▶ Task
In this exercise, print only the lines of the records below from the one with "Rebuild this chart" through the one with "80, 90, 100];", inclusive. Pictures are not part of the copy.

▶ Materials provided

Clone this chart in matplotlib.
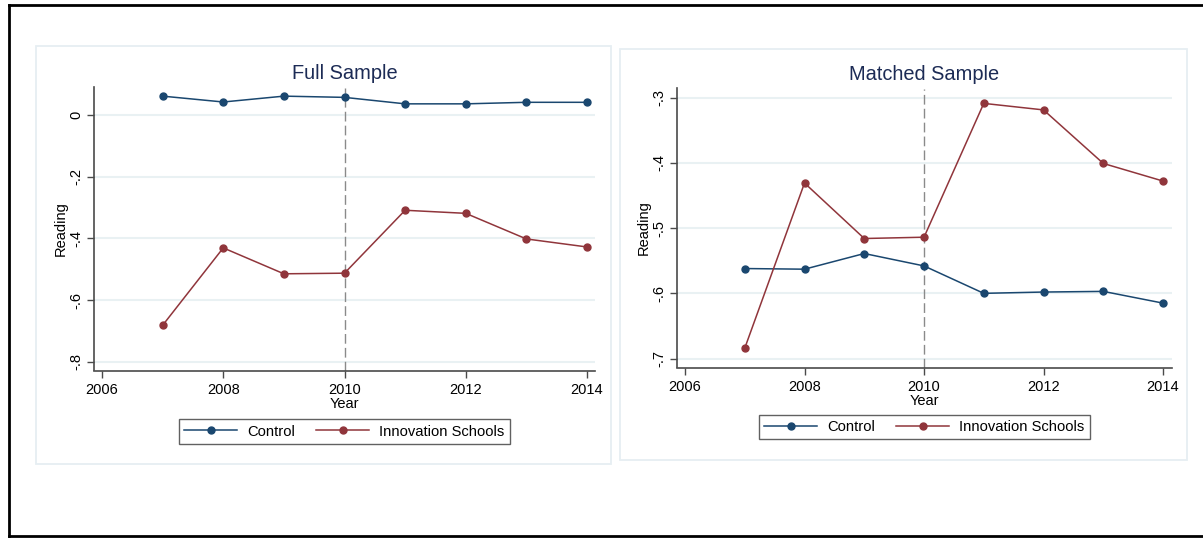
* * *
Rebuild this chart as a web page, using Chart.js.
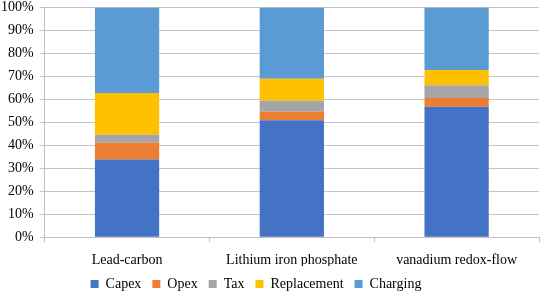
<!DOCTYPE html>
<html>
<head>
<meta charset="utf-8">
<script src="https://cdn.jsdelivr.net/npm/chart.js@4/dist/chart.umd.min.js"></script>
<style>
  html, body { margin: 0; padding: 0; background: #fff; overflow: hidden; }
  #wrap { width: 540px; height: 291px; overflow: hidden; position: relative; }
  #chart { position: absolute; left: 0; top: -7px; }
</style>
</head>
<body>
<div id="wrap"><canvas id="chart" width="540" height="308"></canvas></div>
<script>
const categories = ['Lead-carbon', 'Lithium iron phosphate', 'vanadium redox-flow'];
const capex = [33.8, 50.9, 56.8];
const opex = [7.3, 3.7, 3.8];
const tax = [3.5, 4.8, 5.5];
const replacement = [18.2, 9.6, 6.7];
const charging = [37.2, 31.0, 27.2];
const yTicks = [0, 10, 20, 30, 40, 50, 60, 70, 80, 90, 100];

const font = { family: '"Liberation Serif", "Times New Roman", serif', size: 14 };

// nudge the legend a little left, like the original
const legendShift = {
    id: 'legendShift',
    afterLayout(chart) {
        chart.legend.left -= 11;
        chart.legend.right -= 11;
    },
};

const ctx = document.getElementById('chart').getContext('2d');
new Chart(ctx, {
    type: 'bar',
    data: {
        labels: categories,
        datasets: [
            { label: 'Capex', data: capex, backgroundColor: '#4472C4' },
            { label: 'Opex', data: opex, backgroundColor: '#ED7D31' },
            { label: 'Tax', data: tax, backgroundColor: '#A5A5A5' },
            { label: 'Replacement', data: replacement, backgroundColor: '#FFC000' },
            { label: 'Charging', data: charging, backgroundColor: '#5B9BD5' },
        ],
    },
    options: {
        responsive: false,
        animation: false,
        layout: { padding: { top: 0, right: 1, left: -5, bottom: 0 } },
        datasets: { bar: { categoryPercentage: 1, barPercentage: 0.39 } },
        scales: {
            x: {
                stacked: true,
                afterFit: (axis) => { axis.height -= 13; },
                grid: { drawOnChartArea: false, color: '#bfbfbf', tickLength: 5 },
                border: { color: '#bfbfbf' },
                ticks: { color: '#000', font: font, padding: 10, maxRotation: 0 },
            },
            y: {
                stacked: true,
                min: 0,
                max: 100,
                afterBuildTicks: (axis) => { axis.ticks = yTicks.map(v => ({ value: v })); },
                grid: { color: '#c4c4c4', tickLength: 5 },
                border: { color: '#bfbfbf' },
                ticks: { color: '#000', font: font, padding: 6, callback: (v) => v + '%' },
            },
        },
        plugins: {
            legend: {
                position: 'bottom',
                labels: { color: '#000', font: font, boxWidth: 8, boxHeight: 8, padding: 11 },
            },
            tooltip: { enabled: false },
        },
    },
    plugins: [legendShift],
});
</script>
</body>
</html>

▶ Expected answer
Rebuild this chart as a web page, using Chart.js.
<!DOCTYPE html>
<html>
<head>
<meta charset="utf-8">
<script src="https://cdn.jsdelivr.net/npm/chart.js@4/dist/chart.umd.min.js"></script>
<style>
  html, body { margin: 0; padding: 0; background: #fff; overflow: hidden; }
  #wrap { width: 540px; height: 291px; overflow: hidden; position: relative; }
  #chart { position: absolute; left: 0; top: -7px; }
</style>
</head>
<body>
<div id="wrap"><canvas id="chart" width="540" height="308"></canvas></div>
<script>
const categories = ['Lead-carbon', 'Lithium iron phosphate', 'vanadium redox-flow'];
const capex = [33.8, 50.9, 56.8];
const opex = [7.3, 3.7, 3.8];
const tax = [3.5, 4.8, 5.5];
const replacement = [18.2, 9.6, 6.7];
const charging = [37.2, 31.0, 27.2];
const yTicks = [0, 10, 20, 30, 40, 50, 60, 70, 80, 90, 100];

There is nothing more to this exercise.